Wasted wonderland: A Very Harold and Kumar Christmas 3-D ***

By Dennis Hartley

(Originally posted on Digby’s Hullabaloo on November 12, 2011)


I’ve decided not to bury the lead in my review of A Very Harold and Kumar Christmas 3-D. So let’s get all of this out of the way first, shall we? Stereotypes about Asians, Ukrainians, Latinos, African-Americans, Jews and the GLBT community abound. Santa Claus gets shot in the face. A baby ingests pot, coke and Ecstasy. Marijuana is celebrated for its recreational attributes. In a twisted homage to A Christmas Story, someone’s penis is stuck to frozen tree bark. And yet, there’s something so…good-natured about it all. And, I enjoyed the most belly laughs that I have had at a film so far this year. Sue me.

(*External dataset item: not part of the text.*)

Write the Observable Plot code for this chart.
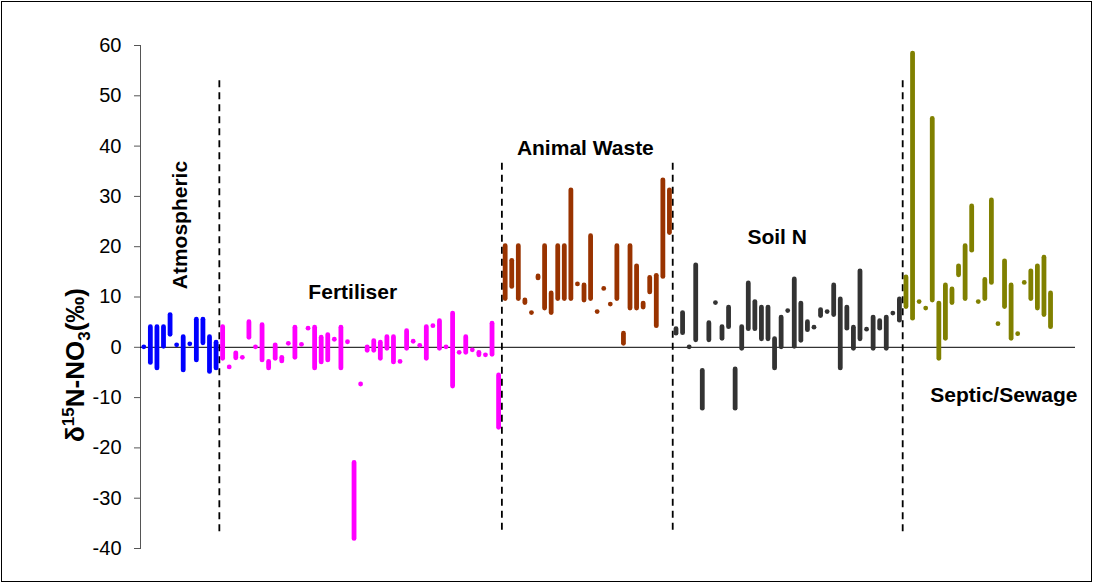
<!DOCTYPE html>
<html><head><meta charset="utf-8">
<script src="https://cdn.jsdelivr.net/npm/d3@7"></script>
<script src="https://cdn.jsdelivr.net/npm/@observablehq/plot@0.6"></script>
<style>
html,body{margin:0;padding:0;background:#fff;}
#wrap{position:relative;width:1094px;height:584px;}
#border{position:absolute;left:1px;top:1px;width:1089px;height:579px;border:1px solid #000;pointer-events:none;}
svg{display:block;}
</style></head><body><div id="wrap"><div id="border"></div></div>
<script>
// ---- data (δ15N ranges, ‰: [low, high]) ----
const categories = ["Atmospheric", "Fertiliser", "Animal Waste", "Soil N", "Septic/Sewage"];
const colors = ["#0000ff", "#ff00ff", "#993300", "#333333", "#808000"];
const atmospheric = [[0,0],[-3.1,4.0],[-4.2,4.0],[0.1,4.0],[2.5,6.4],[0.4,0.4],[-4.6,2.0],[0.6,0.6],[-2.6,5.5],[0.8,5.5],[-4.9,2.0],[-4.2,0.9]];
const fertiliser = [[-2.3,4.0],[-4.0,-4.0],[-2.2,-1.2],[-2.1,-2.1],[1.9,5.0],[0,0],[-2.6,4.4],[-4.2,-2.9],[-2.3,0.4],[-2.8,-2.1],[0.7,0.7],[-2.1,3.9],[0.5,0.5],[3.7,3.7],[-4.2,3.9],[-3.0,1.9],[-2.6,2.4],[1.5,1.5],[-4.2,3.9],[1.0,1.0],[-38.1,-23.0],[-7.4,-7.4],[-0.7,0],[-0.7,1.2],[-2.3,0.9],[-0.3,2.0],[-3.0,2.0],[-2.9,-2.9],[-0.3,3.2],[1.1,1.1],[0.3,0.3],[-2.3,4.0],[4.2,4.2],[-0.3,5.2],[0,0],[-7.8,6.7],[-1.1,-1.1],[-1.1,2.0],[-0.6,-0.6],[-1.6,-1.1],[-1.6,-1.6],[-1.5,4.7],[-16.0,-5.6]];
const animalWaste = [[9.6,20.1],[12.0,17.2],[9.6,20.1],[8.8,9.3],[6.8,6.8],[13.7,14.1],[7.7,20.1],[6.8,10.7],[9.6,20.1],[9.6,20.1],[9.6,31.2],[12.5,12.5],[9.3,12.3],[9.6,22.1],[7.0,7.0],[11.6,11.6],[8.5,8.5],[9.6,20.1],[0.7,2.7],[7.7,20.1],[7.7,16.1],[7.9,8.7],[10.9,13.8],[4.2,14.2],[14.0,33.2],[22.7,31.2]];
const soilN = [[2.7,3.6],[2.8,6.8],[0,0],[1.4,16.3],[-12.2,-4.7],[1.4,4.8],[8.8,8.8],[1.7,4.0],[4.0,7.9],[-12.2,-4.4],[-0.3,4.0],[3.6,12.7],[3.6,9.0],[1.6,7.9],[1.6,7.9],[-4.2,1.6],[0,5.9],[7.2,7.2],[0.1,13.5],[1.3,8.7],[3.4,5.0],[3.9,3.9],[6.2,7.4],[7.0,7.0],[6.4,12.3],[-4.2,9.5],[3.7,7.9],[-0.3,3.9],[1.6,15.1],[3.5,3.5],[-0.3,5.9],[3.7,5.2],[-0.3,5.9],[6.7,6.7],[5.3,9.5]];
const septic = [[8.0,13.9],[5.7,58.4],[9.0,9.0],[7.7,7.7],[9.3,45.4],[-2.3,8.7],[1.7,12.3],[8.8,11.5],[14.3,16.1],[9.6,20.1],[19.2,28.0],[9.0,9.0],[9.6,13.4],[12.8,29.2],[4.6,4.6],[8.0,17.1],[1.7,12.3],[2.6,2.6],[12.8,12.8],[9.6,15.1],[7.7,16.1],[6.4,17.8],[4.0,10.7]];
const yTicks = [-40, -30, -20, -10, 0, 10, 20, 30, 40, 50, 60];
const separatorTops = [53, 36.6, 36.6, 53];
const separatorBottom = -36.8;

// ---- build table ----
const groups = [atmospheric, fertiliser, animalWaste, soilN, septic];
const rows = [];
const bounds = [];
let idx = 0;
groups.forEach((g, c) => {
  if (c > 0) bounds.push(idx - 0.5);
  g.forEach(([lo, hi]) => { rows.push({i: idx, lo, hi, cat: categories[c]}); idx++; });
});
const seps = bounds.map((b, k) => ({x: b, y1: separatorTops[k], y2: separatorBottom}));
const labels = [
  {x: 5.6, y: 24.3, text: categories[0], rotate: -90},
  {x: 31.8, y: 10.9, text: categories[1], rotate: 0},
  {x: 67.2, y: 39.6, text: categories[2], rotate: 0},
  {x: 96.4, y: 21.9, text: categories[3], rotate: 0},
  {x: 130.9, y: -9.5, text: categories[4], rotate: 0}
];

const chart = Plot.plot({
  width: 1094, height: 584,
  marginLeft: 140, marginRight: 19, marginTop: 45, marginBottom: 36,
  style: {fontFamily: "'Liberation Sans', Arial, sans-serif", background: "transparent", overflow: "visible"},
  x: {domain: [-0.5, 141.8], axis: null},
  y: {domain: [-40, 60], axis: null},
  color: {domain: categories, range: colors},
  marks: [
    Plot.axisY({ticks: yTicks, tickFormat: d => String(d), tickSize: 6, tickPadding: 13, fontSize: 20, stroke: "#555", color: "#000", label: null}),
    Plot.frame({anchor: "left", stroke: "#555"}),
    Plot.ruleY([0], {stroke: "#000", strokeWidth: 1}),
    Plot.ruleX(seps, {x: "x", y1: "y1", y2: "y2", stroke: "#000", strokeWidth: 1.8, strokeDasharray: "7,5"}),
    Plot.ruleX(rows, {x: "i", y1: "lo", y2: "hi", stroke: "cat", strokeWidth: 4.8, strokeLinecap: "round"}),
    Plot.text(labels, {x: "x", y: "y", text: "text", rotate: "rotate", fontSize: 21, fontWeight: "bold", fill: "#000"})
  ]
});
document.getElementById("wrap").appendChild(chart);

// y-axis title with superscript / subscript
const svg = d3.select(chart);
const t = svg.append("text")
  .attr("transform", "translate(84,365) rotate(-90)")
  .attr("text-anchor", "middle")
  .attr("font-size", 26).attr("font-weight", "bold")
  .attr("font-family", "'Liberation Sans', Arial, sans-serif")
  .attr("fill", "#000");
t.append("tspan").text("δ");
t.append("tspan").attr("font-size", 17).attr("dy", -10).text("15");
t.append("tspan").attr("dy", 10).text("N-NO");
t.append("tspan").attr("font-size", 17).attr("dy", 6).text("3");
t.append("tspan").attr("dy", -6).text("(‰)");
</script></body></html>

Back in 2004, a modestly budgeted stoner comedy, sporting a sophomoric title and starring two young unknowns, became an unexpected cult hit. Perhaps arguably, the most surprising thing about Harold and Kumar go to White Castle was that, sandwiched somewhere between the bong hits and assorted scatological references was an undercurrent of sharp socio-political commentary about racial stereotyping in America (for the uninitiated, Harold and Kumar are played by a Korean-American and Indian-American actor, respectively).

The film’s co-creators, Jon Hurwitz and Hayden Schlossberg, officially turned their baked heroes into a sort of Cheech and Chong franchise for Gen Y with the 2008 sequel, Harold and Kumar Escape from Guantanamo Bay (my review).  Like its predecessor, it was crass and vulgar, yet still riotously funny (and oddly endearing, in a South Park kind of way). So, has the magic been recaptured in this latest installment?

I suppose that would depend on a little game of word association. If I say “Magic!”, and your immediate rejoinder is “Mushrooms!”, then I’d say you’ll probably enjoy the ride. The rest of you are strongly cautioned. For those in the latter group, I probably at least owe you a brief synopsis; the former already know that it’s not so much about the plot, as it is about the pot.

In the six years since their last misadventure, Harold (John Cho) has not only stepped away from the bong, but veered in the direction of responsible adulthood. He’s happily married, with a house in the ‘burbs and a Wall Street gig. In the meantime, Kumar (Kal Penn, who resigned from his White House position as Associate Director of Public Engagement to work on this film) has been on an opposite trajectory. He’s dropped out of med school, his girlfriend has left him, and he’s self-medicating with ganja (it gets funnier…seriously).

Kumar shows up on Harold’s doorstep Christmas week, and to make a short story even shorter, comic mayhem ensues. The duo (who have drifted apart) are reunited by necessity, scrambling to find a replacement before Harold’s father-in-law (a funny-scary Danny Trejo) discovers that his prized, personally-cultivated Christmas tree has gone up in flames (don’t ask). And yes, Neil Patrick Harris is back again for his third, erm, outing.

Hurwitz and Schlossberg co-wrote, but this time they’ve turned the helming chores over to Todd Strauss Schulson. This is the feature film debut for Schulson, who previously directed music videos and a handful of TV movies. I hope I’m not damning him with faint praise by saying that he has rendered the most visually creative Harold and Kumar entry yet, particularly with the clever use of 3-D. In fact, I think he has used it much more effectively here than Cameron did in Avatar. Go ahead…ask (“Are you high?!”). Maybe.